Велико было наше изумление, когда мы в камере встретились с атаманом Терского войска, генералом Вдовенко. Для нас он был воскресшим из мертвых, правда ненадолго. Мы слышали, что после занятия Белграда большевиками, Вдовенко якобы казнили через повешение там же, в Белграде. Бедняга одряхлел и был смертельно болен.
Опять день за днем, но теперь мы цеплялись за них и с ужасом следили за их сменой. Так было хорошо вдвоем. Пусть деревянные нары без матрасов и подушек. Пусть голодно и холодно, но мы просто упивались нашей близостью, нашими разговорами.
Вероятно, атмосфера благоприятно действовала на душу людей. Все то, что мы говорили в те дни с удивительной легкостью, но бережно и вдумчиво в обычное время трудно было бы сказать на духу, на исповеди.
Никогда мы не были так близки, так родственны и так откровенны, как в этой бывшей церкви, переделанной под пересылку.
— Почему мне так легко говорить, папа? Почему я никогда раньше не был так искренен с тобой?
Отец ласково смотрел на меня, поглаживал меня по плечу.
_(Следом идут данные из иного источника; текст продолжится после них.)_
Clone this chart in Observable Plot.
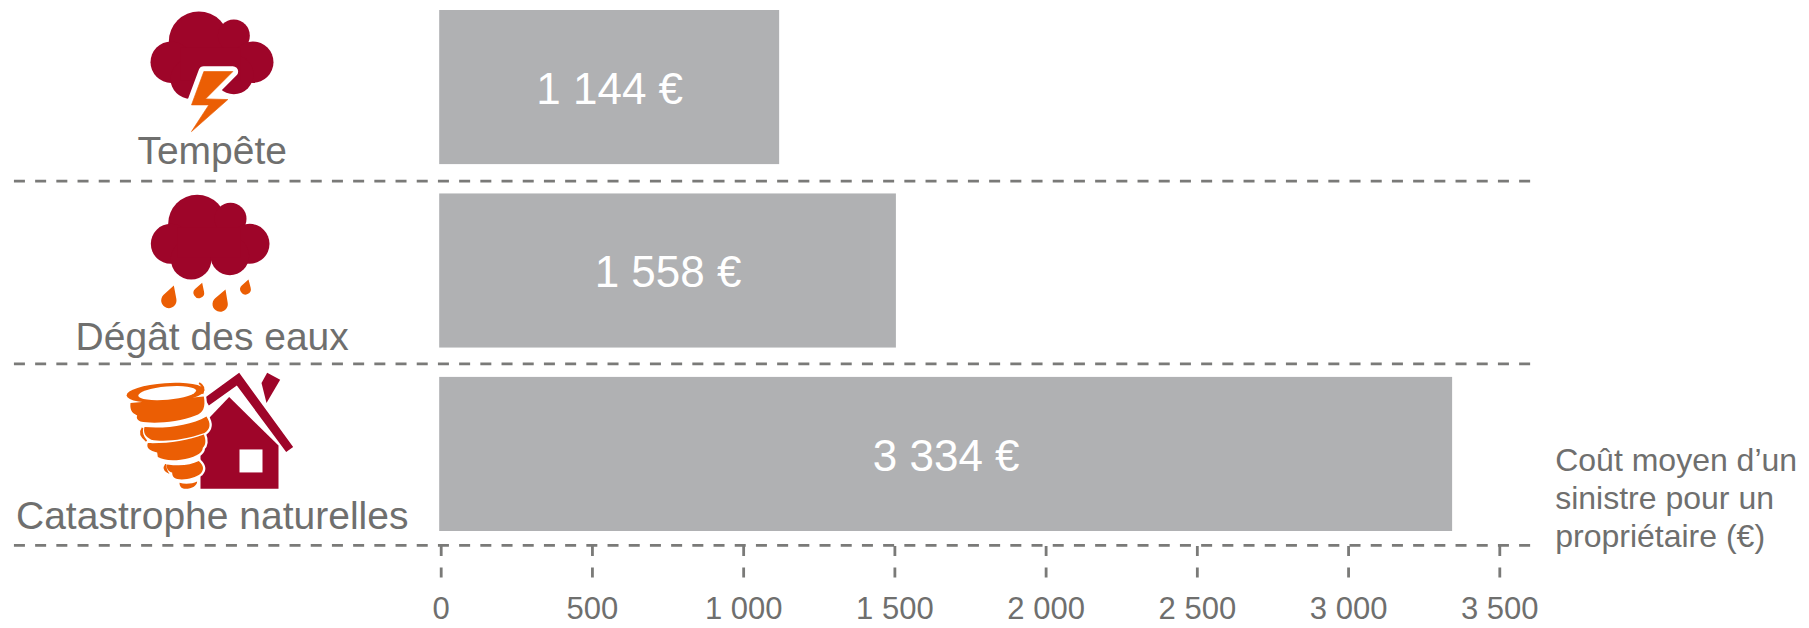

— Это так понятно, Николай. Страдания сравняли нас. Утоптали разницу в летах. Сблизили. Раньше ты был ребенком и по-ребячьи побаивался родителей. Став подростком и юношей, ты прошел, а вместе с тобой и мы с матерью, через всем знакомый период «отцы и дети». Потом стал сам человеком и жил своей жизнью. В те времена трудно было перекинуть мостик через естественные, не всегда глубокие овраги. Теперь мы оба стоим перед неизвестностью. Если жизнь, так как долго? Если смерть — то когда и где? Мы — обреченные. И нам поэтому легче говорить по душам. Исчез ложный стыд, ложное самолюбие.